Since the expressionists like Otto Dix, Otto Pankok, Ludwig Meidner or Max Beckmann, for whom the metropolis was a central motif, the theme of the city has been taken up again and again under the changing socio-political conditions of art. The art discourse of the last decade was increasingly based on the premise that the city can be understood as a socio-network of actions and interactions among its inhabitants. The city may act as a venue and theme of artistic actions and interventions, while it is at the same time itself a performed event constantly being performed anew.

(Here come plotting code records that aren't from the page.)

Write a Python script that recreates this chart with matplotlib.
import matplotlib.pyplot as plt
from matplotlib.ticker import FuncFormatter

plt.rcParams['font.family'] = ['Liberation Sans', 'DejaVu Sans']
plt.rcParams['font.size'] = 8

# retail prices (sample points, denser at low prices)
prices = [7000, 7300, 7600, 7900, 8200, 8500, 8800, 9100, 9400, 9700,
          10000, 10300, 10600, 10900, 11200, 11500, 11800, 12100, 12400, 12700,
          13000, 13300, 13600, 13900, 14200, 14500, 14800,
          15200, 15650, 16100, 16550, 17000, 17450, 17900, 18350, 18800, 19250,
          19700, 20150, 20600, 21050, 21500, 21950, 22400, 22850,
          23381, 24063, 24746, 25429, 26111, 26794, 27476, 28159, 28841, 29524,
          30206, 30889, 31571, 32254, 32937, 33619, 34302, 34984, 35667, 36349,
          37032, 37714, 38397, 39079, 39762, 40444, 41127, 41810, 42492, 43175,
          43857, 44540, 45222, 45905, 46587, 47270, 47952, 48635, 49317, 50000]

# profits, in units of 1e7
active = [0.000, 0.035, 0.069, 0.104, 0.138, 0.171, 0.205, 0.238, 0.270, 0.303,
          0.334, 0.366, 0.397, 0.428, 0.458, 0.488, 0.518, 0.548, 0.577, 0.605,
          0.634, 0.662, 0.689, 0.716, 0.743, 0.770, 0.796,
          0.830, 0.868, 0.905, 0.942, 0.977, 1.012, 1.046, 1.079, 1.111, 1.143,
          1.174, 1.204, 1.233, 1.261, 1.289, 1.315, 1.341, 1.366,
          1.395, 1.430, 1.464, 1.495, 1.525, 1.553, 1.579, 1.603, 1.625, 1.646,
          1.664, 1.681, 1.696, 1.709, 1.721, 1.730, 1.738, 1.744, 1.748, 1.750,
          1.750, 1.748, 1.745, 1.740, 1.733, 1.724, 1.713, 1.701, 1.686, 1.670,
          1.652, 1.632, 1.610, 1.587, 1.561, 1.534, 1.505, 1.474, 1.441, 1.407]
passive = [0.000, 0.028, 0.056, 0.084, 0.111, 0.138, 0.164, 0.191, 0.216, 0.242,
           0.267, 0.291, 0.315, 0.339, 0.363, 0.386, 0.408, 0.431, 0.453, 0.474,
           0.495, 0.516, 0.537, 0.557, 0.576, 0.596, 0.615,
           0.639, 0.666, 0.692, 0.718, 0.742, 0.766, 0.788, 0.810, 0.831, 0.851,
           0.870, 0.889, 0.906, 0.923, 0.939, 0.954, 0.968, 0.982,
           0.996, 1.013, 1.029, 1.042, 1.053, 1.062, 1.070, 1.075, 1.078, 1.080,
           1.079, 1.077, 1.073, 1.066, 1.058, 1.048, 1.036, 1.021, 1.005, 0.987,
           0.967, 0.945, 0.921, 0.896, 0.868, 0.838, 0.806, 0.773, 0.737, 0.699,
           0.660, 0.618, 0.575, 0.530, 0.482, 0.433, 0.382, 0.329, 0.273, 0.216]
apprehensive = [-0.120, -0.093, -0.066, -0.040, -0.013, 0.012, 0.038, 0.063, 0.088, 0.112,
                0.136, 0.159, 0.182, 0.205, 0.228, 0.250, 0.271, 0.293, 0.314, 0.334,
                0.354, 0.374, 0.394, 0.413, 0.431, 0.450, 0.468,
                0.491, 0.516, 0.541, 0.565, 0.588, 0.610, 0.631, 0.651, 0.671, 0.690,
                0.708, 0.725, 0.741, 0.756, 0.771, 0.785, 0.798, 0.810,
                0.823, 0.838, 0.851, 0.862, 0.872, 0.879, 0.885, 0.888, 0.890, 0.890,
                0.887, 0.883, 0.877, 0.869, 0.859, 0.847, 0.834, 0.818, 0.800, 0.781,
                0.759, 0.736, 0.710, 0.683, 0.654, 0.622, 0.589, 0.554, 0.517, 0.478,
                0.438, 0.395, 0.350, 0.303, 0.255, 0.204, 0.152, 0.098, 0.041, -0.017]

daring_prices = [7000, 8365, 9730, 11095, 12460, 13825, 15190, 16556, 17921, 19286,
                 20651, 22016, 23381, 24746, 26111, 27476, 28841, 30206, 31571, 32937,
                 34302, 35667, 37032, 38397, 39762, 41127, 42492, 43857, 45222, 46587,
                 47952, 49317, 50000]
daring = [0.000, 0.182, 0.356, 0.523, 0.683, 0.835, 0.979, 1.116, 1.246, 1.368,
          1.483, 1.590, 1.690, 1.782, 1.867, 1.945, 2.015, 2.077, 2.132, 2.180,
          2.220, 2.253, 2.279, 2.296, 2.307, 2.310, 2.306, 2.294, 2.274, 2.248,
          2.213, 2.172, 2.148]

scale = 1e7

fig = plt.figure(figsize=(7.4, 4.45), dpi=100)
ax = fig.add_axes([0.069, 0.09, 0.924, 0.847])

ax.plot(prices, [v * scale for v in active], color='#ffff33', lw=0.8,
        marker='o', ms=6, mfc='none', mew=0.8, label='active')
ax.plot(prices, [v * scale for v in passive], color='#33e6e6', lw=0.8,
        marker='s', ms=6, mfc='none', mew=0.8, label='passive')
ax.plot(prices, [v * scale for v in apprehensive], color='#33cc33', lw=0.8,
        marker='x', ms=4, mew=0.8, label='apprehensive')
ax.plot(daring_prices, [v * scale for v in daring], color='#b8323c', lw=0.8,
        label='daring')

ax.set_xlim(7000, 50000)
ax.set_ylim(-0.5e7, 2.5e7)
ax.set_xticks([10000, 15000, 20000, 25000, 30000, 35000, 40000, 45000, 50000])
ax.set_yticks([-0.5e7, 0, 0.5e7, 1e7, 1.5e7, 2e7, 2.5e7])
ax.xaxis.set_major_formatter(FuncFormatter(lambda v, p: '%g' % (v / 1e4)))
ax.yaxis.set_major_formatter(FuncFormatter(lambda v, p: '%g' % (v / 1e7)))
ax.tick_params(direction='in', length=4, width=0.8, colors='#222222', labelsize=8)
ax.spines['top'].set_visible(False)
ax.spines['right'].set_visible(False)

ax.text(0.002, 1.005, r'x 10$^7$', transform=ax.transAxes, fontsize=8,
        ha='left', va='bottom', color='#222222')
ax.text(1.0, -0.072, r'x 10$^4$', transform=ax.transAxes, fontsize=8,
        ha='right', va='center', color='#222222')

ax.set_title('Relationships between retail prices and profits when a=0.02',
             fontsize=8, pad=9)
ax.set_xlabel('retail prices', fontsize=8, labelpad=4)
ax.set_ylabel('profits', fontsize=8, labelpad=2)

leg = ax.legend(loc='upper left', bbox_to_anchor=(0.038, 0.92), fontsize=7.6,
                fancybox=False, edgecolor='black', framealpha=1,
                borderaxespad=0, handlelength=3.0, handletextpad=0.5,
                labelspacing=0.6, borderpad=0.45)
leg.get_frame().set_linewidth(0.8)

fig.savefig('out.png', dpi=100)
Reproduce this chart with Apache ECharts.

The exhibition 'Urban Spirit' shows five internationally active artists working with the subject of the city. With a sometimes ironic, sometimes critical eye, they record in addition to cityscapes not only the city’s transitions, facades and details, but also the city’s people and advertising. Different approaches and views concretise in the photographs. Depending on the degree of absence or presence of places or people, the photographs create a tension that stimulates the viewer to think of her own story for the image. Although the works hint at the stories they might aim to tell, the viewer forms her own in her imagination, informed by her own cultural and social background.
Such an effect is realised by Stephen Gill, especially in works connected to his home, the London borough of Hackney. He draws on and documents aspects of everyday life, often relying on austere and reduced compositions. As no one has done before, Michael Wolf records in breath-taking images the specifically visual aspects of one of the most densely populated cities of the world. Without roads, sky, or horizon, space flattens into an impervious abstraction of urban expansion.
Wolf’s disorienting vantage point gives the viewer the feeling that the building might extend to infinity – a feeling that perhaps really corresponds to the spatial perception of the inhabitants of megacities. In contrast, Will Steacy documents life in the harsh urban areas of America that are in economic decline. In Sascha Weidner’s photographs, the visible urban reality is translated and condensed into enigmatic images. Depending on the context, these images create new narratives. Working with the motif of the crowd – one known to art since the 19th century – is Beat Streuli, who has dived with his camera into the pedestrian flows of western cities for more than a decade. Zoomed-in on with a telephoto lens are close-ups of irritating intimacy – illuminations of the universality of human activity in the contemporary metropolis.»